Implementing interfaces in Java - Time & Space Complexity

When we implement interfaces in Java, we write methods that follow a contract. It's important to see how the time it takes to run these methods changes as the input grows.

We want to know: how does the running time grow when the input size increases in these implementations?

Analyze the time complexity of the following code snippet.

public interface Printer {
    void printAll(String[] messages);
}

public class SimplePrinter implements Printer {
    public void printAll(String[] messages) {
        for (String msg : messages) {
            System.out.println(msg);
        }
    }
}
    

This code defines an interface with a method to print all messages, and a class that implements it by printing each message one by one.

Identify the loops, recursion, array traversals that repeat.

• Primary operation: Looping through the array of messages to print each one.
• How many times: Once for each message in the input array.

As the number of messages grows, the time to print them grows too, because each message is handled one by one.

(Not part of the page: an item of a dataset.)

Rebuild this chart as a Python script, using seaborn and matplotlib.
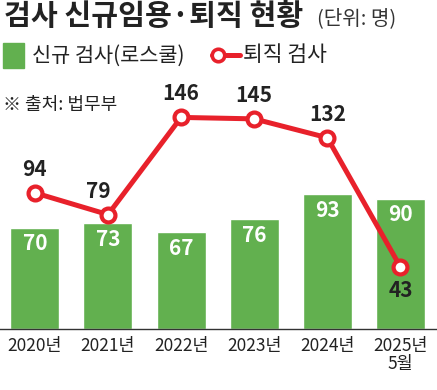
import numpy as np
import pandas as pd
import matplotlib.pyplot as plt
import seaborn as sns

# data
years = ['2020년', '2021년', '2022년', '2023년', '2024년', '2025년\n5월']
new_prosecutors = [70, 73, 67, 76, 93, 90]
retired_prosecutors = [94, 79, 146, 145, 132, 43]

sns.set_style('white')
plt.rcParams['font.family'] = ['Noto Sans CJK KR', 'DejaVu Sans']

green = '#62b04f'
red = '#e8212b'
dark = '#222222'

df = pd.DataFrame({'year': years, 'new': new_prosecutors, 'retired': retired_prosecutors})

fig = plt.figure(figsize=(4.37, 3.90), dpi=100)
ax = fig.add_axes([0.0, 0.156, 1.0, 0.595])

sns.barplot(data=df, x='year', y='new', color=green, width=0.67, saturation=1, ax=ax)
xs = np.arange(len(years))
sns.lineplot(x=xs, y=df['retired'], color=red, linewidth=3.6, marker='o',
             markersize=10, markerfacecolor='white', markeredgecolor=red,
             markeredgewidth=3, ax=ax, zorder=5)

ax.set_xlim(-0.477, 5.501)
ax.set_ylim(0, 160)

# labels in the bars
for x, v in zip(xs, new_prosecutors):
    ax.text(x, v - 4, str(v), color='white', ha='center', va='top',
            fontsize=15, fontweight='bold')

# labels on the line
for x, v in zip(xs, retired_prosecutors):
    if x == 5:
        ax.text(x, v - 9, str(v), color=dark, ha='center', va='top',
                fontsize=15, fontweight='bold')
    elif x == 1:
        ax.text(x - 0.13, v + 9, str(v), color=dark, ha='center', va='bottom',
                fontsize=15, fontweight='bold')
    else:
        ax.text(x, v + 9, str(v), color=dark, ha='center', va='bottom',
                fontsize=15, fontweight='bold')

ax.set_xlabel('')
ax.set_ylabel('')
ax.set_yticks([])
ax.set_xticks(xs)
ax.set_xticklabels(years, fontsize=12.5, color=dark, linespacing=1.0)
ax.tick_params(axis='x', length=0, pad=6)
for s in ['top', 'right', 'left']:
    ax.spines[s].set_visible(False)
ax.spines['bottom'].set_color('#333333')
ax.spines['bottom'].set_linewidth(1.0)

# title and legend rows
fig.text(0.01, 0.997, '검사 신규임용·퇴직 현황', fontsize=21, fontweight='bold',
         va='top', ha='left', color=dark)
fig.text(0.725, 0.978, '(단위: 명)', fontsize=14.5, va='top', ha='left', color='#333333')

fig.patches.append(plt.Rectangle((0.007, 0.826), 0.048, 0.064, color=green,
                                 transform=fig.transFigure, figure=fig))
fig.text(0.073, 0.858, '신규 검사(로스쿨)', fontsize=15, va='center', ha='left', color=dark)
fig.lines.append(plt.Line2D([0.485, 0.55], [0.858, 0.858], color=red, linewidth=3.6,
                            transform=fig.transFigure, figure=fig))
fig.lines.append(plt.Line2D([0.498], [0.858], color=red, marker='o', markersize=9,
                            markerfacecolor='white', markeredgewidth=2.6,
                            transform=fig.transFigure, figure=fig))
fig.text(0.556, 0.858, '퇴직 검사', fontsize=15.5, va='center', ha='left', color=dark)
fig.text(0.007, 0.73, '※ 출처: 법무부', fontsize=13, va='center', ha='left', color=dark)

fig.savefig('out.png', dpi=100)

Input Size (n)	Approx. Operations
10	10 print operations
100	100 print operations
1000	1000 print operations

Pattern observation: The time grows directly with the number of messages; doubling messages doubles the work.

Time Complexity: O(n)

This means the time to run the printAll method grows in a straight line with the number of messages.

[X] Wrong: "Implementing an interface method always takes constant time because it's just one method call."

[OK] Correct: The method can do work that depends on input size, like looping through an array, so time can grow with input.

Understanding how your interface methods scale with input size shows you can write efficient code and reason about performance, a key skill in real projects.

"What if the printAll method called another method inside the loop that itself loops over the messages? How would the time complexity change?"